WHAT IS ASKED:
Write out the data below exactly as given, without any of its pictures.

MATERIAL PROVIDED:
.....
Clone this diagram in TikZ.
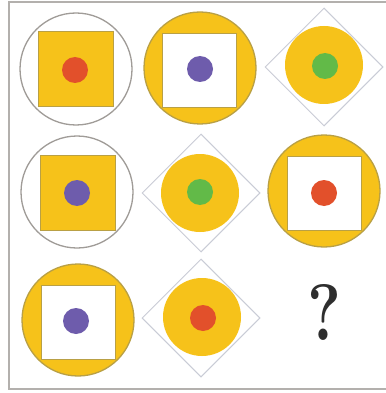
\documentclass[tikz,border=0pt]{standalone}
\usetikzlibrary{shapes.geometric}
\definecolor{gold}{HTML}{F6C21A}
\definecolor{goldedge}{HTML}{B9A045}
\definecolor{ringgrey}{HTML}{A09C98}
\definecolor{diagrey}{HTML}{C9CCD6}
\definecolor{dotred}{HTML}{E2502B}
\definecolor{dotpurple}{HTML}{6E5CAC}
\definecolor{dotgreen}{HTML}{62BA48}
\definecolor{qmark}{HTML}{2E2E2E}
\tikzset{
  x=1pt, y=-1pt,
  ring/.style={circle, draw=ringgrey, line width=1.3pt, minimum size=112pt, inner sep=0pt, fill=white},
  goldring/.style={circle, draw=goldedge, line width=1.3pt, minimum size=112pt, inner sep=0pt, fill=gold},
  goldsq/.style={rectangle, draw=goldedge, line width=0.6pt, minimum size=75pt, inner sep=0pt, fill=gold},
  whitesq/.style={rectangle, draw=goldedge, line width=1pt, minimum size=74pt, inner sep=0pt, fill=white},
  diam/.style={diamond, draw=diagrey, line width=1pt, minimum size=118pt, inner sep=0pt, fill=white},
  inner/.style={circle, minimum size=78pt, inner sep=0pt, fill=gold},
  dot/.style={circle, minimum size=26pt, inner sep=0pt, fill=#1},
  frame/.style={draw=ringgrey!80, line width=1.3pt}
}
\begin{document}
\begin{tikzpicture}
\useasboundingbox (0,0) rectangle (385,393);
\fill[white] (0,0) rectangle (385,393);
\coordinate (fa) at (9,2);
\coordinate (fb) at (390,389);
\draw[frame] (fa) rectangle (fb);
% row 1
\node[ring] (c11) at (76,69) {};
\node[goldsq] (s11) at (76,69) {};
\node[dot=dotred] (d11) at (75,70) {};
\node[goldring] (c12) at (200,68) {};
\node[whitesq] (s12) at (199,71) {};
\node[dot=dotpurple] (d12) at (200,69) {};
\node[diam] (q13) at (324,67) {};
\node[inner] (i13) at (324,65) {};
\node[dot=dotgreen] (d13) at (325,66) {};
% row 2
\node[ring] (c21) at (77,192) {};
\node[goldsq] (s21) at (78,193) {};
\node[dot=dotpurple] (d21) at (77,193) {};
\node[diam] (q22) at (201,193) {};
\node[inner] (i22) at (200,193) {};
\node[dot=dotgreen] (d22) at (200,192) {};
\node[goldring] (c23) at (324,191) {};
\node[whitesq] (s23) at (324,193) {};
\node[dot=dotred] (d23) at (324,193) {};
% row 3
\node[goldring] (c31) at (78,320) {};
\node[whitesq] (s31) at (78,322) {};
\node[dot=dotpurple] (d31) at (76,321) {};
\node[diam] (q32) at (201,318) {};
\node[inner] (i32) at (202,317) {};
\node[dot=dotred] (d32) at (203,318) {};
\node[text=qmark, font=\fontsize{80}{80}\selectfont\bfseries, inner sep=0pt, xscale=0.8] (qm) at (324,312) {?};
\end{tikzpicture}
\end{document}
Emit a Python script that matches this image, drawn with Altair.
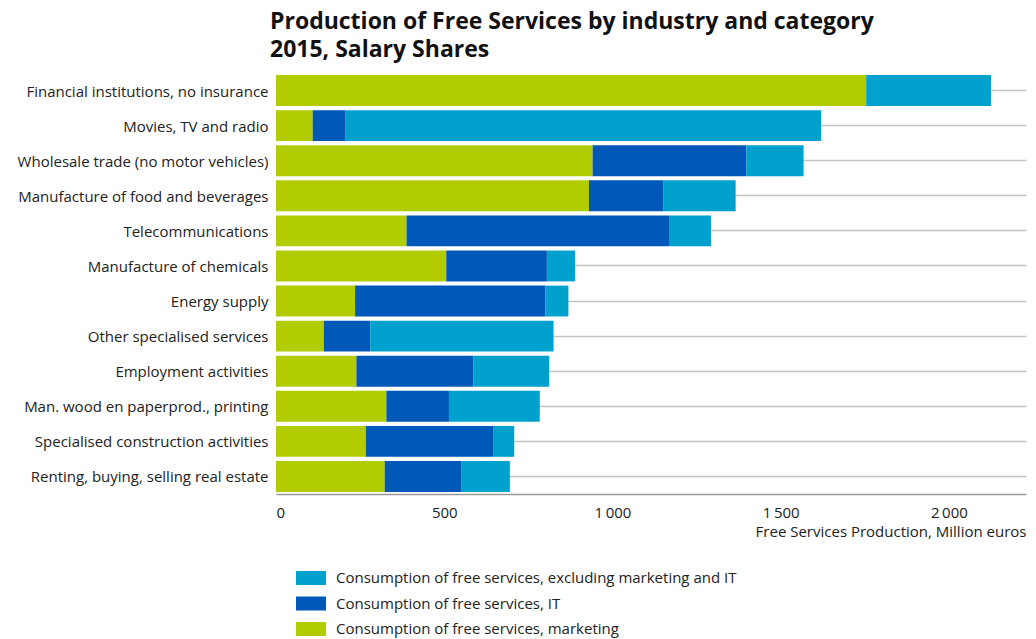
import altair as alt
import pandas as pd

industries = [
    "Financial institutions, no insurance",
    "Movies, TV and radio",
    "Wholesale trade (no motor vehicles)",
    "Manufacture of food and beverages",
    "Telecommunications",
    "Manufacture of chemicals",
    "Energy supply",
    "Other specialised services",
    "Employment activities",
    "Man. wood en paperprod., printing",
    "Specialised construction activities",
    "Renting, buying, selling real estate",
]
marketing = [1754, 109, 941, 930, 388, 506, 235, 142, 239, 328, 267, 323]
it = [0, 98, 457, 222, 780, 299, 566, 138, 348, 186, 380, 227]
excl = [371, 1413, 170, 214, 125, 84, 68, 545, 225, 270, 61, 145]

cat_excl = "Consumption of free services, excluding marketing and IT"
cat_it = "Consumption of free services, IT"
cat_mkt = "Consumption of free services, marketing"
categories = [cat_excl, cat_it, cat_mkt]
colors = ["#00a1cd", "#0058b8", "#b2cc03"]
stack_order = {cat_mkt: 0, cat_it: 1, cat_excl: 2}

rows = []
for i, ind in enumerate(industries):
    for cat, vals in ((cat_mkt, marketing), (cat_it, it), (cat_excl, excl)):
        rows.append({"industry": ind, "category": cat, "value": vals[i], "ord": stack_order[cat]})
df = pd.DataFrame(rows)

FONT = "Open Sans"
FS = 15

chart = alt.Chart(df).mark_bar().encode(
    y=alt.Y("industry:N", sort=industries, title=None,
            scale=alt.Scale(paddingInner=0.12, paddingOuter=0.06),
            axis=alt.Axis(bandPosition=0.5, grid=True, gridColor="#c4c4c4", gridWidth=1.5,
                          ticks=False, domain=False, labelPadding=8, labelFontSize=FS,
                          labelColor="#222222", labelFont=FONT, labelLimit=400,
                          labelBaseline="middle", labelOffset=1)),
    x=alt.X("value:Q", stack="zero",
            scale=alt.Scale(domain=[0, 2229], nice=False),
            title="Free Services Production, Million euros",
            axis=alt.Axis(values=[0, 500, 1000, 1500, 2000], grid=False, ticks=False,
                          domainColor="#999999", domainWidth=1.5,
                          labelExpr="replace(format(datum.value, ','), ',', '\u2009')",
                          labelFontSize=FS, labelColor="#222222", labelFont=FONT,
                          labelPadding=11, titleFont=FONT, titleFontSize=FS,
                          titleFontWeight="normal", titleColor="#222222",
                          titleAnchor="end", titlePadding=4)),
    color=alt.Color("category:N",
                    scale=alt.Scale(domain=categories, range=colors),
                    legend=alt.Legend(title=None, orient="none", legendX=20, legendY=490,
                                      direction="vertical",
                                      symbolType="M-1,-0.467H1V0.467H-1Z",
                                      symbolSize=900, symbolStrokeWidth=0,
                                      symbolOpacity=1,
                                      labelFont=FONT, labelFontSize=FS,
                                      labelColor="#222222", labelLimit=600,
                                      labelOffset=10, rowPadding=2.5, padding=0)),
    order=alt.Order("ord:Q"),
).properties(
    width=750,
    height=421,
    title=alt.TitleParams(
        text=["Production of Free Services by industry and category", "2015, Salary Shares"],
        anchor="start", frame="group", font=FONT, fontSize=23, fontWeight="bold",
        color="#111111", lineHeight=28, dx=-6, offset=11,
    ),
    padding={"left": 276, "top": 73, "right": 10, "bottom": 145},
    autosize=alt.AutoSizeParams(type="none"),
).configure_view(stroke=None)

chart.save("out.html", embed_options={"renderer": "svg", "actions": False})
.....
WRITTEN RESPONSE:
Clone this diagram in TikZ.
\documentclass[tikz,border=0pt]{standalone}
\usetikzlibrary{shapes.geometric}
\definecolor{gold}{HTML}{F6C21A}
\definecolor{goldedge}{HTML}{B9A045}
\definecolor{ringgrey}{HTML}{A09C98}
\definecolor{diagrey}{HTML}{C9CCD6}
\definecolor{dotred}{HTML}{E2502B}
\definecolor{dotpurple}{HTML}{6E5CAC}
\definecolor{dotgreen}{HTML}{62BA48}
\definecolor{qmark}{HTML}{2E2E2E}
\tikzset{
  x=1pt, y=-1pt,
  ring/.style={circle, draw=ringgrey, line width=1.3pt, minimum size=112pt, inner sep=0pt, fill=white},
  goldring/.style={circle, draw=goldedge, line width=1.3pt, minimum size=112pt, inner sep=0pt, fill=gold},
  goldsq/.style={rectangle, draw=goldedge, line width=0.6pt, minimum size=75pt, inner sep=0pt, fill=gold},
  whitesq/.style={rectangle, draw=goldedge, line width=1pt, minimum size=74pt, inner sep=0pt, fill=white},
  diam/.style={diamond, draw=diagrey, line width=1pt, minimum size=118pt, inner sep=0pt, fill=white},
  inner/.style={circle, minimum size=78pt, inner sep=0pt, fill=gold},
  dot/.style={circle, minimum size=26pt, inner sep=0pt, fill=#1},
  frame/.style={draw=ringgrey!80, line width=1.3pt}
}
\begin{document}
\begin{tikzpicture}
\useasboundingbox (0,0) rectangle (385,393);
\fill[white] (0,0) rectangle (385,393);
\coordinate (fa) at (9,2);
\coordinate (fb) at (390,389);
\draw[frame] (fa) rectangle (fb);
% row 1
\node[ring] (c11) at (76,69) {};
\node[goldsq] (s11) at (76,69) {};
\node[dot=dotred] (d11) at (75,70) {};
\node[goldring] (c12) at (200,68) {};
\node[whitesq] (s12) at (199,71) {};
\node[dot=dotpurple] (d12) at (200,69) {};
\node[diam] (q13) at (324,67) {};
\node[inner] (i13) at (324,65) {};
\node[dot=dotgreen] (d13) at (325,66) {};
% row 2
\node[ring] (c21) at (77,192) {};
\node[goldsq] (s21) at (78,193) {};
\node[dot=dotpurple] (d21) at (77,193) {};
\node[diam] (q22) at (201,193) {};
\node[inner] (i22) at (200,193) {};
\node[dot=dotgreen] (d22) at (200,192) {};
\node[goldring] (c23) at (324,191) {};
\node[whitesq] (s23) at (324,193) {};
\node[dot=dotred] (d23) at (324,193) {};
% row 3
\node[goldring] (c31) at (78,320) {};
\node[whitesq] (s31) at (78,322) {};
\node[dot=dotpurple] (d31) at (76,321) {};
\node[diam] (q32) at (201,318) {};
\node[inner] (i32) at (202,317) {};
\node[dot=dotred] (d32) at (203,318) {};
\node[text=qmark, font=\fontsize{80}{80}\selectfont\bfseries, inner sep=0pt, xscale=0.8] (qm) at (324,312) {?};
\end{tikzpicture}
\end{document}
Emit a Python script that matches this image, drawn with Altair.
import altair as alt
import pandas as pd

industries = [
    "Financial institutions, no insurance",
    "Movies, TV and radio",
    "Wholesale trade (no motor vehicles)",
    "Manufacture of food and beverages",
    "Telecommunications",
    "Manufacture of chemicals",
    "Energy supply",
    "Other specialised services",
    "Employment activities",
    "Man. wood en paperprod., printing",
    "Specialised construction activities",
    "Renting, buying, selling real estate",
]
marketing = [1754, 109, 941, 930, 388, 506, 235, 142, 239, 328, 267, 323]
it = [0, 98, 457, 222, 780, 299, 566, 138, 348, 186, 380, 227]
excl = [371, 1413, 170, 214, 125, 84, 68, 545, 225, 270, 61, 145]

cat_excl = "Consumption of free services, excluding marketing and IT"
cat_it = "Consumption of free services, IT"
cat_mkt = "Consumption of free services, marketing"
categories = [cat_excl, cat_it, cat_mkt]
colors = ["#00a1cd", "#0058b8", "#b2cc03"]
stack_order = {cat_mkt: 0, cat_it: 1, cat_excl: 2}

rows = []
for i, ind in enumerate(industries):
    for cat, vals in ((cat_mkt, marketing), (cat_it, it), (cat_excl, excl)):
        rows.append({"industry": ind, "category": cat, "value": vals[i], "ord": stack_order[cat]})
df = pd.DataFrame(rows)

FONT = "Open Sans"
FS = 15

chart = alt.Chart(df).mark_bar().encode(
    y=alt.Y("industry:N", sort=industries, title=None,
            scale=alt.Scale(paddingInner=0.12, paddingOuter=0.06),
            axis=alt.Axis(bandPosition=0.5, grid=True, gridColor="#c4c4c4", gridWidth=1.5,
                          ticks=False, domain=False, labelPadding=8, labelFontSize=FS,
                          labelColor="#222222", labelFont=FONT, labelLimit=400,
                          labelBaseline="middle", labelOffset=1)),
    x=alt.X("value:Q", stack="zero",
            scale=alt.Scale(domain=[0, 2229], nice=False),
            title="Free Services Production, Million euros",
            axis=alt.Axis(values=[0, 500, 1000, 1500, 2000], grid=False, ticks=False,
                          domainColor="#999999", domainWidth=1.5,
                          labelExpr="replace(format(datum.value, ','), ',', '\u2009')",
                          labelFontSize=FS, labelColor="#222222", labelFont=FONT,
                          labelPadding=11, titleFont=FONT, titleFontSize=FS,
                          titleFontWeight="normal", titleColor="#222222",
                          titleAnchor="end", titlePadding=4)),
    color=alt.Color("category:N",
                    scale=alt.Scale(domain=categories, range=colors),
                    legend=alt.Legend(title=None, orient="none", legendX=20, legendY=490,
                                      direction="vertical",
                                      symbolType="M-1,-0.467H1V0.467H-1Z",
                                      symbolSize=900, symbolStrokeWidth=0,
                                      symbolOpacity=1,
                                      labelFont=FONT, labelFontSize=FS,
                                      labelColor="#222222", labelLimit=600,
                                      labelOffset=10, rowPadding=2.5, padding=0)),
    order=alt.Order("ord:Q"),
).properties(
    width=750,
    height=421,
    title=alt.TitleParams(
        text=["Production of Free Services by industry and category", "2015, Salary Shares"],
        anchor="start", frame="group", font=FONT, fontSize=23, fontWeight="bold",
        color="#111111", lineHeight=28, dx=-6, offset=11,
    ),
    padding={"left": 276, "top": 73, "right": 10, "bottom": 145},
    autosize=alt.AutoSizeParams(type="none"),
).configure_view(stroke=None)

chart.save("out.html", embed_options={"renderer": "svg", "actions": False})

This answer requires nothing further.